The latest prediction says that the end of times arrives Saturday, Sept. 23. So put off mowing that lawn as long as possible. It’s the end of the world, so who cares about winning lawn of the month?

This latest apocalyptic prediction of pestilence and plague comes courtesy of David Meade, who bases his prediction on calculations and inferences related to the number 33 and something about the planet Nibiru. Why Saturday, Sept. 23, you ask? That’s 33 days after the solar eclipse, isn’t that obvious? NASA, by the way, is not playing along. It says that the planet Nibiru doesn’t exist. Right – they probably don’t believe in Bigfoot either.

I’m actually surprised there haven’t been more predictions of the apocalypse of late. I mean, the hurricanes and earthquakes alone should awaken these people who walk around with the modern media equivalent of “The end is near,” signs. .

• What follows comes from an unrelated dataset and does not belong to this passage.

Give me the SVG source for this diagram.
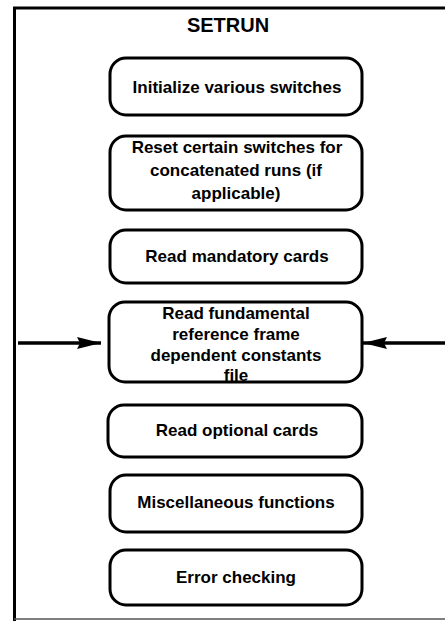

For some reason, I happened to channel surf past The Hal Lindsey Report on some channel the other night. Lindsey should be in his element. After all, he made his coin as the author of The Late, Great Planet Earth in the 1970s. It seemed every religion student I went to college with carried it around like, well, like the Bible. They were enraptured of the Rapture, a prediction of end time events when all Christian believers – living and resurrected dead – will rise into the sky, etc. I’m sure we’ve all seen bumper stickers that say: “In case of Rapture, this vehicle will be unmanned,” which may even be worse than texting while driving.

Lindsey has been trumpeting the end of the world for decades, though he’s smart enough not to put a fixed date on the end. So when I saw his TV program, I figured he would be jumping up and down with tales of hurricanes, earthquakes, rampant drug use, etc. But Lindsey’s version of jumping up and down in excitement consists of sitting in a chair like Walter Cronkite and delivering news of these apocalyptic signs in a nasal, Tulsa monotone that is likely to lead one to sleep through doomsday. “Oh look, Mabel, a lamb having seven horns and seven eyes. Hand me the remote would you? It’s next to the cheddar popcorn.” He sounds more like a beaten-down dad whose kids have convinced him to go to McDonald’s for the fifth time in one week.

Man, if the apocalypse is that boring count me out. If you want a more action-oriented apocalypse, head to YouTube, that’s where the folk a few casseroles short of a church social hang out. Type in “firestorm of the Golden Empire” and watch the fireworks. One, by Dr. David Jeremiah (not sure I believe that’s his real name) actually has some pretty decent cinematography for the apocalypse. Good job Dr. Jeremiah, or whoever your cinematography intern is.

There’s another website called Unsealed that even has something called a “Rapture Index Score” and guess what? We’re in the red zone.

See you on the other side of Sept. 23 – if that darn planet Nibiru will stay put, that is.

Robert Francis is editor of the Fort Worth Business Press.